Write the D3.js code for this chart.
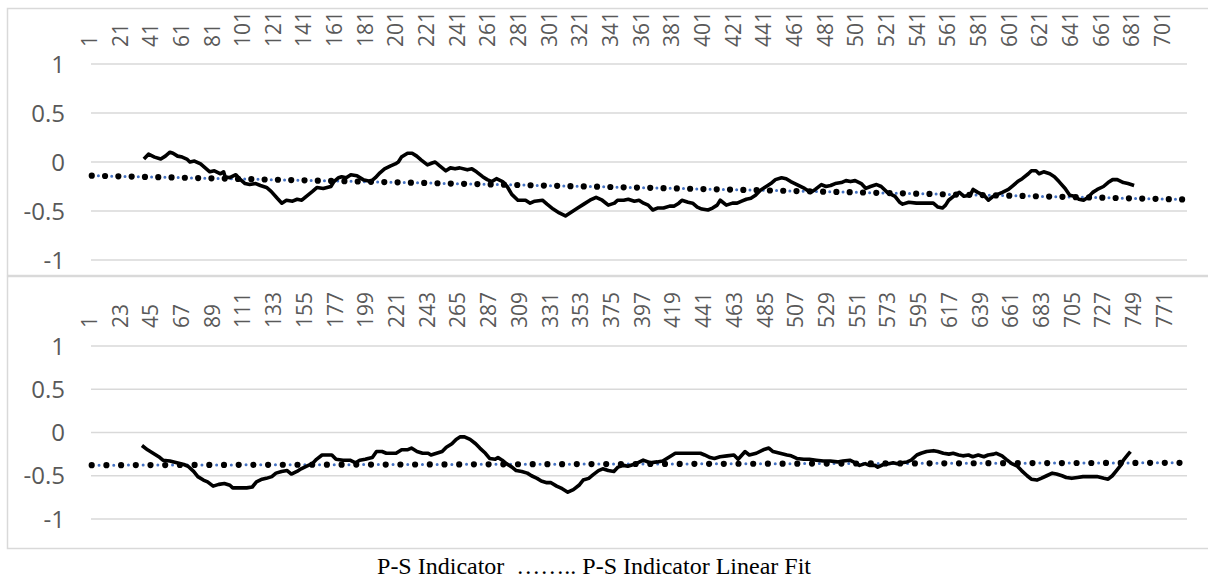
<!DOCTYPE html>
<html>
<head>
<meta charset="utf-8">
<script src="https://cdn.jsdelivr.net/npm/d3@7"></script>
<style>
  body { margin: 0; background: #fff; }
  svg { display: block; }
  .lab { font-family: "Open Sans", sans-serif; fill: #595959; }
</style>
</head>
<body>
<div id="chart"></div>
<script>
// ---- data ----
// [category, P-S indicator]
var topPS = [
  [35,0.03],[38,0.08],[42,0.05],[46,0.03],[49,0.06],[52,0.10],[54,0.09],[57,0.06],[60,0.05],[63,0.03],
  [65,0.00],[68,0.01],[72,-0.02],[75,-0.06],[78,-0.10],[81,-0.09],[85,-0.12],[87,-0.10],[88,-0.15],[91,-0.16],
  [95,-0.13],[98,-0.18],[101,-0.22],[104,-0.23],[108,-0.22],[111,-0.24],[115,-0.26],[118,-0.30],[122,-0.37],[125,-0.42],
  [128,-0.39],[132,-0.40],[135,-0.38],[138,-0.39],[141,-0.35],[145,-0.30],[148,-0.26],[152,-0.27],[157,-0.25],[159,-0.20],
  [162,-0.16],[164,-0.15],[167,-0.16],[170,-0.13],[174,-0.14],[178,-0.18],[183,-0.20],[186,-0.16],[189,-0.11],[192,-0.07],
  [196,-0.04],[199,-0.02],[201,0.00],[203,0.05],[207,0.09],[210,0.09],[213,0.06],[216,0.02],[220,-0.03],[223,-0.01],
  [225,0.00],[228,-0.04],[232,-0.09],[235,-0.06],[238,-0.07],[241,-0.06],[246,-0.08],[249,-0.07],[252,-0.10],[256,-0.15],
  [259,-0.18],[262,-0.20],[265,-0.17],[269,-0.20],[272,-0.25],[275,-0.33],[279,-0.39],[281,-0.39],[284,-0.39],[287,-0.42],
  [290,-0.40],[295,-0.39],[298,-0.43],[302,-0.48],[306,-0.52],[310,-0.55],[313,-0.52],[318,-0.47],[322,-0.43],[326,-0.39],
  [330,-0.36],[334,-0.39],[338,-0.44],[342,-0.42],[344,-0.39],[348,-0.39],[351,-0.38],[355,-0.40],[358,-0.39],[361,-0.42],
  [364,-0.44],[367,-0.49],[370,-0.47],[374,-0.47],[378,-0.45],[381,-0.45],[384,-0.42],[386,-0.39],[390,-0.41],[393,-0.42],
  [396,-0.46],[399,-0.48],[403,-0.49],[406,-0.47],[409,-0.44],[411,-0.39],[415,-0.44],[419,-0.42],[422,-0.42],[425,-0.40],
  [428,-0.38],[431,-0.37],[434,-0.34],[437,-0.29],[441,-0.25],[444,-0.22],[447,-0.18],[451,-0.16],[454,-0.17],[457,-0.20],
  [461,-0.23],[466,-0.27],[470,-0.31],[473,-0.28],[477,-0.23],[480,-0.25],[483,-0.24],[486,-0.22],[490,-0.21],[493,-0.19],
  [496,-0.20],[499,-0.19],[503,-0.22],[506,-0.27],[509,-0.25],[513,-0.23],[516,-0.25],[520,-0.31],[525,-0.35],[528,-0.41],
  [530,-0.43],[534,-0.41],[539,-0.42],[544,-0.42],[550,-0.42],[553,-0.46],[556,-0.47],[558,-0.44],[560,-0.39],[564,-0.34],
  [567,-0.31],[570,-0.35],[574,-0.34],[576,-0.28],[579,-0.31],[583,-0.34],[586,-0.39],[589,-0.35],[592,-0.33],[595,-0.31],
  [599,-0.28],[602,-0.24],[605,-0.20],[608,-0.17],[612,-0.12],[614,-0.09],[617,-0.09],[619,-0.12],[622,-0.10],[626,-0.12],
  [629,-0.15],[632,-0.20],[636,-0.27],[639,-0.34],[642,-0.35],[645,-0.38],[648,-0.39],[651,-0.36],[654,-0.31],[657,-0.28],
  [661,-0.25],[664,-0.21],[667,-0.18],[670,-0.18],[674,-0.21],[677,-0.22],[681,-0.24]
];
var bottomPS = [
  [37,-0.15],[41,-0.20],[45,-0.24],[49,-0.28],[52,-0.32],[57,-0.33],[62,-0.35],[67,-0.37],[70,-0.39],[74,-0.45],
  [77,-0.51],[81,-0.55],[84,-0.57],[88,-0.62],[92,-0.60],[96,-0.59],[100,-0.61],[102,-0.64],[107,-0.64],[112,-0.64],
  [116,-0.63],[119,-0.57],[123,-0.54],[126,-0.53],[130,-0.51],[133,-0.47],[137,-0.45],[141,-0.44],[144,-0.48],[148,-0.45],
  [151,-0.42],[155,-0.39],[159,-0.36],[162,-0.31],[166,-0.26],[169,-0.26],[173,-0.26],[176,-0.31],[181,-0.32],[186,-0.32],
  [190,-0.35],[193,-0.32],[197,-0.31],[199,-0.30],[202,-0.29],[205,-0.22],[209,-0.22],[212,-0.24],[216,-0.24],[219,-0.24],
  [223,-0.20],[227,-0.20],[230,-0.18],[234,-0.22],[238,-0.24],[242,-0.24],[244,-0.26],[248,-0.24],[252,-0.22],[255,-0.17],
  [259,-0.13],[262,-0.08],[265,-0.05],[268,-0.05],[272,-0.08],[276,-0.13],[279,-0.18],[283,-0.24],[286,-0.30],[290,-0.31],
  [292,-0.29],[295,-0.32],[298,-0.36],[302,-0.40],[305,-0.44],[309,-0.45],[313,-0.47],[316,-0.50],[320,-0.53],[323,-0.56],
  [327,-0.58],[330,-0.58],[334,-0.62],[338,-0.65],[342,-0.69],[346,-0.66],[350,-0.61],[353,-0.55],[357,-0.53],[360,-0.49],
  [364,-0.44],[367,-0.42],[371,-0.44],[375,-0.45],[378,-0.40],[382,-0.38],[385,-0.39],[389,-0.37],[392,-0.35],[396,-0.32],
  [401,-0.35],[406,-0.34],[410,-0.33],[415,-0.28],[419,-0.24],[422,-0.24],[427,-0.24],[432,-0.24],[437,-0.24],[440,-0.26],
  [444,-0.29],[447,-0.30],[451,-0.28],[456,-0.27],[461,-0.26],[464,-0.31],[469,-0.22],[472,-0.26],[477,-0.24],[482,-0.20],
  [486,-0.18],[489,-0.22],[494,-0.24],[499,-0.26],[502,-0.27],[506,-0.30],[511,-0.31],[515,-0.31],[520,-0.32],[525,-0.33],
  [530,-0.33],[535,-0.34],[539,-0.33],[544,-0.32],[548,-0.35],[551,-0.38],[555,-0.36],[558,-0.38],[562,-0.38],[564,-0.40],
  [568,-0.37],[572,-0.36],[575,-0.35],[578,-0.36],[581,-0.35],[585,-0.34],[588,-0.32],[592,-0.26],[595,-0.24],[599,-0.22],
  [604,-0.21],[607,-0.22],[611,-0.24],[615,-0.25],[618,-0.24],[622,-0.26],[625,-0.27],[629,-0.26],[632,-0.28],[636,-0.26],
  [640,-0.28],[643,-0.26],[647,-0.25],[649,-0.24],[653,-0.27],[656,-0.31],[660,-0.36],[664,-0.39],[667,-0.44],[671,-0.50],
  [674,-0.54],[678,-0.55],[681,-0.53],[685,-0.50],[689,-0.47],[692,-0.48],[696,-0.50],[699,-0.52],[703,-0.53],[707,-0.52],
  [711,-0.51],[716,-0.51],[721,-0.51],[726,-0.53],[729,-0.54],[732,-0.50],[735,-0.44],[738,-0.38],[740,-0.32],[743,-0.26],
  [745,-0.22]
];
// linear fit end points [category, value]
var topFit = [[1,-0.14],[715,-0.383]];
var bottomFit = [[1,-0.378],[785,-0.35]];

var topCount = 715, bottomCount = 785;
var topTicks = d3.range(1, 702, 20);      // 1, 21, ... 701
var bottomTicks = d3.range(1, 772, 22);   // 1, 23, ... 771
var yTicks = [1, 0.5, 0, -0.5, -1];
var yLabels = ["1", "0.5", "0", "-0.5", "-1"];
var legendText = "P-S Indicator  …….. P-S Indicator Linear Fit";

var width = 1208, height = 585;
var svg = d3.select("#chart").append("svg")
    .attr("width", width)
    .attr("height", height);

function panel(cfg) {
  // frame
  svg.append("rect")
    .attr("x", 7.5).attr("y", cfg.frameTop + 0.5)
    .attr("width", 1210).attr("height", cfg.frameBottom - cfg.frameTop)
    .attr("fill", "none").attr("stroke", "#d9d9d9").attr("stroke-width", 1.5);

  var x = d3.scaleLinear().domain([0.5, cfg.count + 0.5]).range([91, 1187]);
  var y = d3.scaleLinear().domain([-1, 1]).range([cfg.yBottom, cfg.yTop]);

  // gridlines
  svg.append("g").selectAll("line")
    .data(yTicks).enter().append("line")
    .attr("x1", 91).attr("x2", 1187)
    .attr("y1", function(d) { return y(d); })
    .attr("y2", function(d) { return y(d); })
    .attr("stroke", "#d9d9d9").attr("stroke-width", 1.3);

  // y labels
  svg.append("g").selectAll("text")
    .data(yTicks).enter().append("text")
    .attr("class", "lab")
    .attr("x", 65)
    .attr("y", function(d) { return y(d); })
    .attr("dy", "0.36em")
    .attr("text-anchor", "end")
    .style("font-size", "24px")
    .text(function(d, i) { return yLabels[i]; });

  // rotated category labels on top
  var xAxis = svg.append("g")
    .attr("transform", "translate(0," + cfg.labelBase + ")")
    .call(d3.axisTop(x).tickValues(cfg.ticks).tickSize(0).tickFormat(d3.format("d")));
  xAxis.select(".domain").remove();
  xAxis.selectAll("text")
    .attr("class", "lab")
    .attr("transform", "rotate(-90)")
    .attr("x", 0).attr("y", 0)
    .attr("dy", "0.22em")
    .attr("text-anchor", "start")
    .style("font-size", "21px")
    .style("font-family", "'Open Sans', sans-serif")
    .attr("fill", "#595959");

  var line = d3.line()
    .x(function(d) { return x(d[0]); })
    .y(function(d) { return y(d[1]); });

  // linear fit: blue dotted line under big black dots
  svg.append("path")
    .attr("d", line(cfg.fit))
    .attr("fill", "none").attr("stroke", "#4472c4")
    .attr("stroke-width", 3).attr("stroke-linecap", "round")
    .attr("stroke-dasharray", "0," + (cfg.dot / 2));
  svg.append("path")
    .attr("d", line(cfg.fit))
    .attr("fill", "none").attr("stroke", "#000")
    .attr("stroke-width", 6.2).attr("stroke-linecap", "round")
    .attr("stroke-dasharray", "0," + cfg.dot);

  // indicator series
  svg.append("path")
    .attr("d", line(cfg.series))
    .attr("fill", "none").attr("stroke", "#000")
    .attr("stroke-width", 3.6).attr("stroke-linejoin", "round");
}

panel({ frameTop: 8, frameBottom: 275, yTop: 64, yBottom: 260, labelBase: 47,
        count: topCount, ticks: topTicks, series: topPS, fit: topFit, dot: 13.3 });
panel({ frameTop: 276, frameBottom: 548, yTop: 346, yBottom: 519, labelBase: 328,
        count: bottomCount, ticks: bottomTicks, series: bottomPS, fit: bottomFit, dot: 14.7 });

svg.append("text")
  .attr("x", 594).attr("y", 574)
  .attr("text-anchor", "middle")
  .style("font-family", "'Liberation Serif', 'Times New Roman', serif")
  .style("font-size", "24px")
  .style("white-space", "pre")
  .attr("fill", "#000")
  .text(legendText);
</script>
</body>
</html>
.....
Prompt - Identify every line holding the word "chart" and copy it out.

Reply -
Write the D3.js code for this chart.
<div id="chart"></div>
var svg = d3.select("#chart").append("svg")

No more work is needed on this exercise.